STATED PROBLEM:
Please print the lines between the one with "Reproduce this chart with Apache ECharts." and the one with "70, interval: 2", both ends included, exactly as written, with no pictures.

INFORMATION SHOWN:
- - - - -

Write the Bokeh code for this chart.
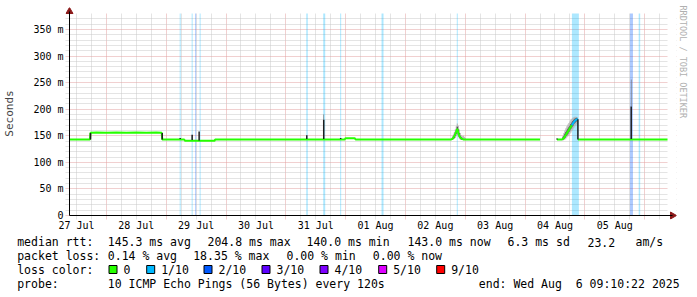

- - - - -

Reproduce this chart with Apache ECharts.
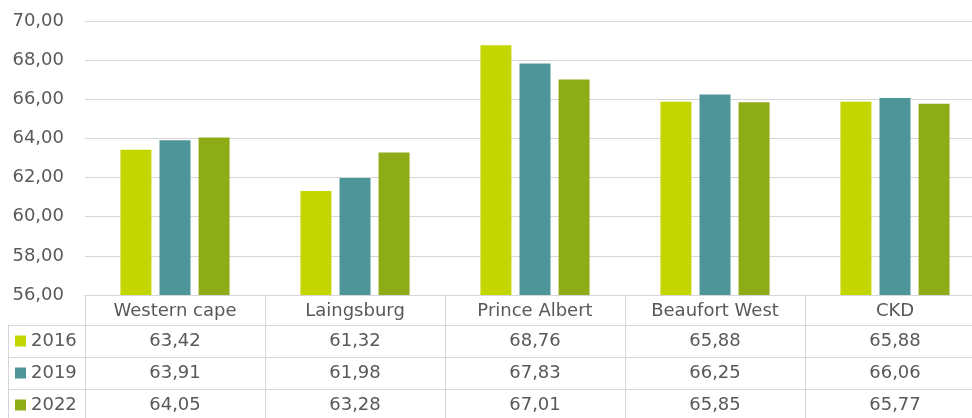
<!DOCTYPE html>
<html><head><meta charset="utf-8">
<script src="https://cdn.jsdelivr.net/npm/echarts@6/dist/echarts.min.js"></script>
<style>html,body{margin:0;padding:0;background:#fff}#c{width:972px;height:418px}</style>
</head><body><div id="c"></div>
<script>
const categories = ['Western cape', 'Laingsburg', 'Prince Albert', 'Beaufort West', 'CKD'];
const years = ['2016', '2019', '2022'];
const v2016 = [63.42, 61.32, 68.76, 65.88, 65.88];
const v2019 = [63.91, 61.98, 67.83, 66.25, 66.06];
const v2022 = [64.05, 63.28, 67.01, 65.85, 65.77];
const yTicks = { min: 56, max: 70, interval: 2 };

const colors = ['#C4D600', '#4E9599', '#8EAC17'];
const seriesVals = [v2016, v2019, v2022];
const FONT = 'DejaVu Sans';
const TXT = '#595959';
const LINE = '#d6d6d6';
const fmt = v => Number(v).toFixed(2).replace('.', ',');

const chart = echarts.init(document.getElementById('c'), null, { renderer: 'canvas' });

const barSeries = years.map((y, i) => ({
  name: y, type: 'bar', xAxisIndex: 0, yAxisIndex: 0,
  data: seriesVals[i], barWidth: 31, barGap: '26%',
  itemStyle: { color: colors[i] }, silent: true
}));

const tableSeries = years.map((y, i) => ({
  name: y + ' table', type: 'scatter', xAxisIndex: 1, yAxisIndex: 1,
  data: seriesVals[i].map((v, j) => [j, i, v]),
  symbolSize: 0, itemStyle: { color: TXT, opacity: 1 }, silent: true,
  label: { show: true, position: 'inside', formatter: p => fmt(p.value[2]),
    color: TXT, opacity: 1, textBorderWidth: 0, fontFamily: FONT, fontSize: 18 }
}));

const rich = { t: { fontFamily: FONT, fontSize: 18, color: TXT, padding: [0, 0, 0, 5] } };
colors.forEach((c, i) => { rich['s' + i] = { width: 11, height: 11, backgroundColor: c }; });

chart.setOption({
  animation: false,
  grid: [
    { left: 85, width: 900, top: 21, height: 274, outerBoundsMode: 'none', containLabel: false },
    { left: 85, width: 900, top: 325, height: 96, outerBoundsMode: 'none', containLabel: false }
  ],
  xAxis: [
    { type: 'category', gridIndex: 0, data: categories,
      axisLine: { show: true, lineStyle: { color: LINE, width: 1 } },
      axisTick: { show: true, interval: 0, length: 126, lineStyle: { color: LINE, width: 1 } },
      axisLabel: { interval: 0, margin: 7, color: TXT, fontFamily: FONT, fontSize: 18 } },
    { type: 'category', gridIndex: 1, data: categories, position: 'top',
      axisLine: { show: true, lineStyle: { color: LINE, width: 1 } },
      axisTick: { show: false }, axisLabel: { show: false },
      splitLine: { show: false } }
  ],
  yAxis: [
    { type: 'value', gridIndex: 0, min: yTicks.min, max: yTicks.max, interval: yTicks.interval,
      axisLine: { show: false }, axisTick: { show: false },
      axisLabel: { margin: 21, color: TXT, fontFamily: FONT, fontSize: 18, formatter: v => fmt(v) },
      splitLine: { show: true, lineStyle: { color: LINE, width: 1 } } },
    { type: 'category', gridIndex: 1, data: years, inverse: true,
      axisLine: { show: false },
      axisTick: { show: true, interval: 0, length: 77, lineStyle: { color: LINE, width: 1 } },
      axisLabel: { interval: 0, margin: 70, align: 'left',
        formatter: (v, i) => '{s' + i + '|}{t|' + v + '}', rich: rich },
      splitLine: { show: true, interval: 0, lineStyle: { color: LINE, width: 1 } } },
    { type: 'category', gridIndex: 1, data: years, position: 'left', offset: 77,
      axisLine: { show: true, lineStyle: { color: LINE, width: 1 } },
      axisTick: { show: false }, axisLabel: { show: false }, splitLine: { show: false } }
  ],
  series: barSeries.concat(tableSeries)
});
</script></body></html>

- - - - -

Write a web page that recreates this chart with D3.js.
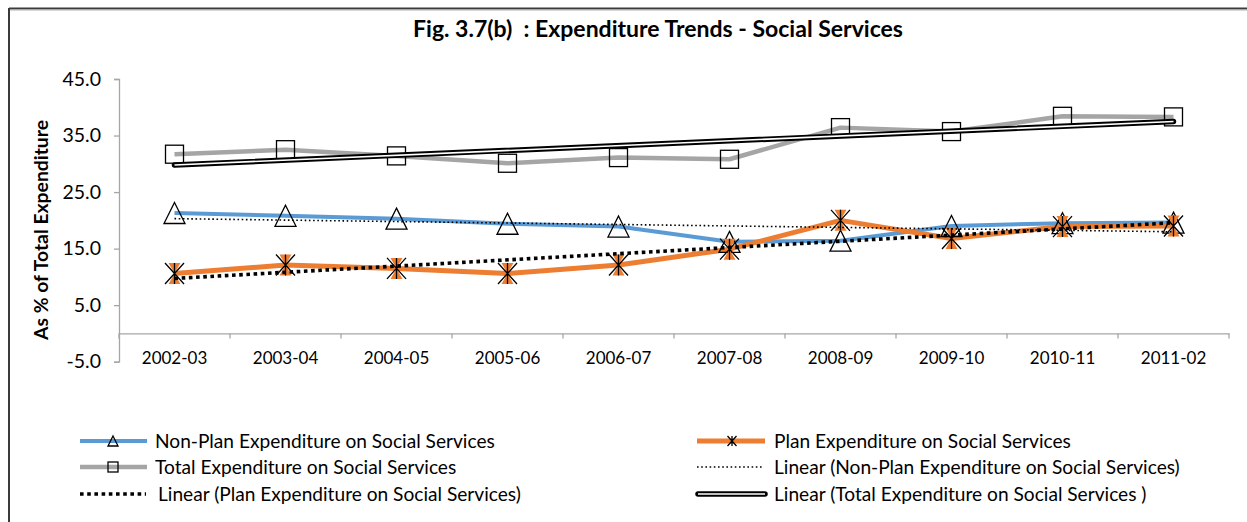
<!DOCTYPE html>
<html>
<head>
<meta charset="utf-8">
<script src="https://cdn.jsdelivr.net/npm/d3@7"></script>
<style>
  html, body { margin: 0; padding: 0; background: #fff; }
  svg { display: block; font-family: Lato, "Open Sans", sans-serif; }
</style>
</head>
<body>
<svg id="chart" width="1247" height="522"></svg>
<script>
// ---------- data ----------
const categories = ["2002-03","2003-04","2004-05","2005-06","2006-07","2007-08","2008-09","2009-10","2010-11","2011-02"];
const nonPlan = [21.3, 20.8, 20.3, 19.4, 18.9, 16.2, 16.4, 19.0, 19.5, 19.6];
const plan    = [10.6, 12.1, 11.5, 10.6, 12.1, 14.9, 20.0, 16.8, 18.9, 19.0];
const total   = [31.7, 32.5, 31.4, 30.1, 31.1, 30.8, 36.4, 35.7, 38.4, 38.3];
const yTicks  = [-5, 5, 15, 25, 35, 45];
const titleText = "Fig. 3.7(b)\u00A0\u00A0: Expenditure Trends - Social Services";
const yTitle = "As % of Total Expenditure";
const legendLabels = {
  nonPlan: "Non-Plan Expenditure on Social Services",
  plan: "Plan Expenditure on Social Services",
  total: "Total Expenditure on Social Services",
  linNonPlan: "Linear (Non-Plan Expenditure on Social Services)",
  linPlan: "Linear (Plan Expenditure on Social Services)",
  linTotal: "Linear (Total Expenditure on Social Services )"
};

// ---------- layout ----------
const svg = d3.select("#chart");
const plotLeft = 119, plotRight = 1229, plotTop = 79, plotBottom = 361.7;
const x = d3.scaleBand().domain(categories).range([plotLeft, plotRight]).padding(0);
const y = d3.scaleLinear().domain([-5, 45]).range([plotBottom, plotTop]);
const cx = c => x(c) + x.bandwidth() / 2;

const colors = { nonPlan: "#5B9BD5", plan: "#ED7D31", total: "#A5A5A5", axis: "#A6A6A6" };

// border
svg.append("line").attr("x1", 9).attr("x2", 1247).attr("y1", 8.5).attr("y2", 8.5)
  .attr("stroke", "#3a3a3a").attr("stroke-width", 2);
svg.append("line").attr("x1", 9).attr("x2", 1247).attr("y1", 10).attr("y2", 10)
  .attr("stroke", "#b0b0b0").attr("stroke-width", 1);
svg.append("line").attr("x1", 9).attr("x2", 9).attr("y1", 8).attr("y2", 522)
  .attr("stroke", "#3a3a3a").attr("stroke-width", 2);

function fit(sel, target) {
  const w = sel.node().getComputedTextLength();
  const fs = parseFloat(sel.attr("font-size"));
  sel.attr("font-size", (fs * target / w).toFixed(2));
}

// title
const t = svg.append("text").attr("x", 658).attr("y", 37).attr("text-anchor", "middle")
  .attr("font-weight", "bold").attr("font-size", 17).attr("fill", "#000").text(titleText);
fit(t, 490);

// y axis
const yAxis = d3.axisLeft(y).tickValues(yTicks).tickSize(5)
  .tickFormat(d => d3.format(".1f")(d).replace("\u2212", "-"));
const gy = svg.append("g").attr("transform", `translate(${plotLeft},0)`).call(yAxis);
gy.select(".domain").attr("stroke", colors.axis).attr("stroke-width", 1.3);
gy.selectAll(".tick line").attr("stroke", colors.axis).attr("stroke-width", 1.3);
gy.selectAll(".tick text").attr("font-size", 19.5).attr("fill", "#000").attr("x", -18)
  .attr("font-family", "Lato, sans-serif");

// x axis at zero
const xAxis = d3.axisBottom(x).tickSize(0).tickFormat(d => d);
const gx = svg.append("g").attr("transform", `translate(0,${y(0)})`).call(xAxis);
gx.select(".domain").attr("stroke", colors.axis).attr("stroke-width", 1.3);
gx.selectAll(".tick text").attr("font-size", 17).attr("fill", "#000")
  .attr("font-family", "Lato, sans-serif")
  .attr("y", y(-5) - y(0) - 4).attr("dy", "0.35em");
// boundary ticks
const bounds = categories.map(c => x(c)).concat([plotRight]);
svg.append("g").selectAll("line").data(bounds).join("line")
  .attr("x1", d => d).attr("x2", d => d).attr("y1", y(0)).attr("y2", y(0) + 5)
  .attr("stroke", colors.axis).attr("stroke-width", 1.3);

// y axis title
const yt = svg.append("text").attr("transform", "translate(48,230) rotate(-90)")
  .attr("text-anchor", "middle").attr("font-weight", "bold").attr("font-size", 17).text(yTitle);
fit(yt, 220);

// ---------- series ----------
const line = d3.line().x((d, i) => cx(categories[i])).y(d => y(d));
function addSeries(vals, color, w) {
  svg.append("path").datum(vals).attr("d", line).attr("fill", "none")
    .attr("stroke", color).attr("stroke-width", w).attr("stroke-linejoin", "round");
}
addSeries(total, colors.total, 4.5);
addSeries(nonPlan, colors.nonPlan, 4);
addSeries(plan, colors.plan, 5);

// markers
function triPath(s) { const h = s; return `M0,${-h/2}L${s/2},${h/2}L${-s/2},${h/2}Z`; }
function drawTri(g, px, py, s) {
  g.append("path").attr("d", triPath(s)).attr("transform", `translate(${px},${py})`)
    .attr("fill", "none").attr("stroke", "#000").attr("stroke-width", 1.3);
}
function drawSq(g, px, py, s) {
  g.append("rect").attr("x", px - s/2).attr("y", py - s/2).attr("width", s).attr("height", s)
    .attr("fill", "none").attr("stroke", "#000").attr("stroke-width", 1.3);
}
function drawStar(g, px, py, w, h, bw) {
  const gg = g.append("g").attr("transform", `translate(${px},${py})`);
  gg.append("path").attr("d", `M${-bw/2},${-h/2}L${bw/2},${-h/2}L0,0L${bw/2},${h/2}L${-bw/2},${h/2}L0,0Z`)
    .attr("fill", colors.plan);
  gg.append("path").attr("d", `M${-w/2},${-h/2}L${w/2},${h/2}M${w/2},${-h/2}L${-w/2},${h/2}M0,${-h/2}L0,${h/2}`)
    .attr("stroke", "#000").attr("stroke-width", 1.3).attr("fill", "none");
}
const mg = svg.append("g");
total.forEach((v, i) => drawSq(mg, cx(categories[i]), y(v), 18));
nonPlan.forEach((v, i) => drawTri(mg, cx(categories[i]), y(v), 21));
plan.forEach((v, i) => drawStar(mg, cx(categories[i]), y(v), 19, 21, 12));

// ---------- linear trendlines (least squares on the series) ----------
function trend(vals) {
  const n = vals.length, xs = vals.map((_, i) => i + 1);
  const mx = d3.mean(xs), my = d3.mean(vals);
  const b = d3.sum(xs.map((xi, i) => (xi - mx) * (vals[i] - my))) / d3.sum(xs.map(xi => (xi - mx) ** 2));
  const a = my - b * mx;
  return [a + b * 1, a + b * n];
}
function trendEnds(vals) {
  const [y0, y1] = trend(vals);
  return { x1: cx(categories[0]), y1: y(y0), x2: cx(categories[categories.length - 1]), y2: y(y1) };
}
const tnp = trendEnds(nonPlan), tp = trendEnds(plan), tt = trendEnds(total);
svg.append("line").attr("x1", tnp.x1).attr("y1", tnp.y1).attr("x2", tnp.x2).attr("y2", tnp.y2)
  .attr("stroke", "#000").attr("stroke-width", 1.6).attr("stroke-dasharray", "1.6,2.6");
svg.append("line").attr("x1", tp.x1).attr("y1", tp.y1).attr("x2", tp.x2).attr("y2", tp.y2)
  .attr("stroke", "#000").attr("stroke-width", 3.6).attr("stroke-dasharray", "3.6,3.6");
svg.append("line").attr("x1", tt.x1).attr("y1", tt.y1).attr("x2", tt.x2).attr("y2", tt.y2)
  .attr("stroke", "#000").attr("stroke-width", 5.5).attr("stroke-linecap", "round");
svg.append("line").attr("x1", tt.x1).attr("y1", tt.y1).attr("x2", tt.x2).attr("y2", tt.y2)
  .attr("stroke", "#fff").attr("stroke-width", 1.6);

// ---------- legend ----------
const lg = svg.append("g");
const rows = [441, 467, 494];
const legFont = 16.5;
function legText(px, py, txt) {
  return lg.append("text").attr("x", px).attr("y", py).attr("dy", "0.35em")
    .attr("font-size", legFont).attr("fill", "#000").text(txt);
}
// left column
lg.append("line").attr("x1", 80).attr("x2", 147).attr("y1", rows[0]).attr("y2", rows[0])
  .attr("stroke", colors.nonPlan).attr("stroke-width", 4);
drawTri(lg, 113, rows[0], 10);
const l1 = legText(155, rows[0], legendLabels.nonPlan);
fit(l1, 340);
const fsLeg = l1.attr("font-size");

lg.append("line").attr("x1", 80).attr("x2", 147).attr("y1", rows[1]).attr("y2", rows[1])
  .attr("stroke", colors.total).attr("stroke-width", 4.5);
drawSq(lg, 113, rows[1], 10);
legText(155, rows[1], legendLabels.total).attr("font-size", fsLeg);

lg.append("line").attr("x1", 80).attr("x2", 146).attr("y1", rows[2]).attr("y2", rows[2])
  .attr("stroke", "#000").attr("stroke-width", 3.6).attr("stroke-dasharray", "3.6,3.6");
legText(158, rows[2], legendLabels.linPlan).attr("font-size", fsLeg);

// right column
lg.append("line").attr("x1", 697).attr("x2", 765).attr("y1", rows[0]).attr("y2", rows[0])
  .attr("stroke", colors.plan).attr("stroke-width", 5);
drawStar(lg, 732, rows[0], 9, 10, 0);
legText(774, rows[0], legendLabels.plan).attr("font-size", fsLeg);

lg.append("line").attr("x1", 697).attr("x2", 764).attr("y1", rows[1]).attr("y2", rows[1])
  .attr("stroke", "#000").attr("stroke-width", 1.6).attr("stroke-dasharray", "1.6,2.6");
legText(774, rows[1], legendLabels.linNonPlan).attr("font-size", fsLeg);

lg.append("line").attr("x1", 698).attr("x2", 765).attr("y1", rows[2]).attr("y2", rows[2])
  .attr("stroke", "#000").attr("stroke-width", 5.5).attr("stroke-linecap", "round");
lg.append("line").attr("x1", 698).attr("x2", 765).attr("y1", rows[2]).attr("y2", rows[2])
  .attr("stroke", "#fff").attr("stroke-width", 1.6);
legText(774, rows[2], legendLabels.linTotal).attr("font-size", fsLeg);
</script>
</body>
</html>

- - - - -

RESPONSE TO THE EXERCISE:
Reproduce this chart with Apache ECharts.
<!DOCTYPE html>
<html><head><meta charset="utf-8">
<script src="https://cdn.jsdelivr.net/npm/echarts@6/dist/echarts.min.js"></script>
<style>html,body{margin:0;padding:0;background:#fff}#c{width:972px;height:418px}</style>
</head><body><div id="c"></div>
<script>
const categories = ['Western cape', 'Laingsburg', 'Prince Albert', 'Beaufort West', 'CKD'];
const years = ['2016', '2019', '2022'];
const v2016 = [63.42, 61.32, 68.76, 65.88, 65.88];
const v2019 = [63.91, 61.98, 67.83, 66.25, 66.06];
const v2022 = [64.05, 63.28, 67.01, 65.85, 65.77];
const yTicks = { min: 56, max: 70, interval: 2 };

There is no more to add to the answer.